The Colorado Corporations Code, the Uniform Commercial Code, the Bingo and Raffles law, the Uniform Limited Partnership Act, limited liability companies, commissioning of Notaries Public, the Charitable Solicitations Act.

In my opinion, the new secretary ought to consider moving Notary Public and Bingo and Raffles out from under his or her department.

Reading priority should be the May 2008 performance audit out-sourced by the state auditor to Clifton Gunderson Certified Public Accountants and Consultants. In that report you will find future promises made by then-Secretary Mike Coffman.

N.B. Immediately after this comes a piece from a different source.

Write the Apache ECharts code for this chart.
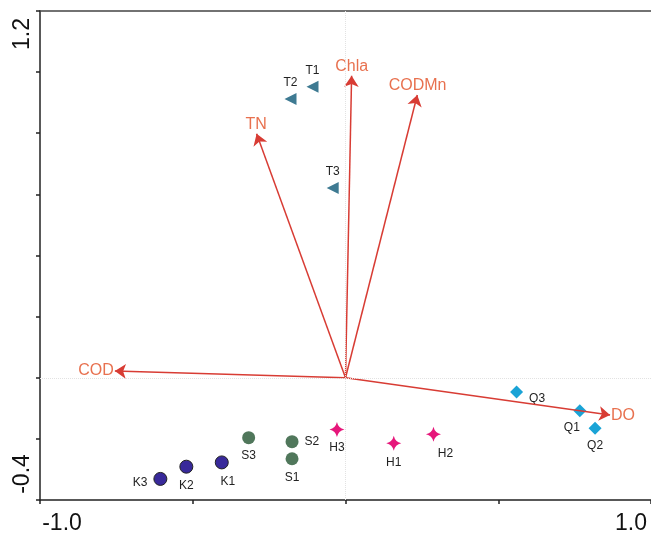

Notaries Public were assigned to the Secretary of State long before the establishment of the Dept. of Regulatory Agencies (DORA) where teams of skilled investigators are available. The present location of the occupation in Dept. of State is obsolete. Notaries fit in nicely with Real Estate Brokers under DORA where their notary services are necessary by statute.

On Nov 4, 1958, Colorado voters by 244,929 to 235,482 adopted amendments to Section 2 of Article 18 of the state constitution establishing bingo and raffles as legitimate gambling operations.

From then until now, the Secretary of State has had both licensing and enforcement duties over bingo operations. However, all other state-permitted gambling supervision are now in the Dept. of Revenue.

Article 18, Section 2 would have to be amended in 2010 to remove licensing authority from the secretary of state and instead allow the legislature to determine the best location. But enforcement duties could be moved in the 2009 legislative session.

House Bill 1273 in 2008 by Rep. Rafael Gallegos (D) Antonito, and Sen. Chris Romer (D) Denver, was signed by Gov. Ritter April 3. It provides for meetings between the State Secretary and the Executive Director of Revenue to consider:

"The desirability and practicability of transferring the responsibility for enforcement, licensing, or both ... from the Secretary of State to the Dept. of Revenue."

Their report is supposed to be completed on or before Dec. 31, 2008, and provided to House and Senate members of State Affairs and Finance.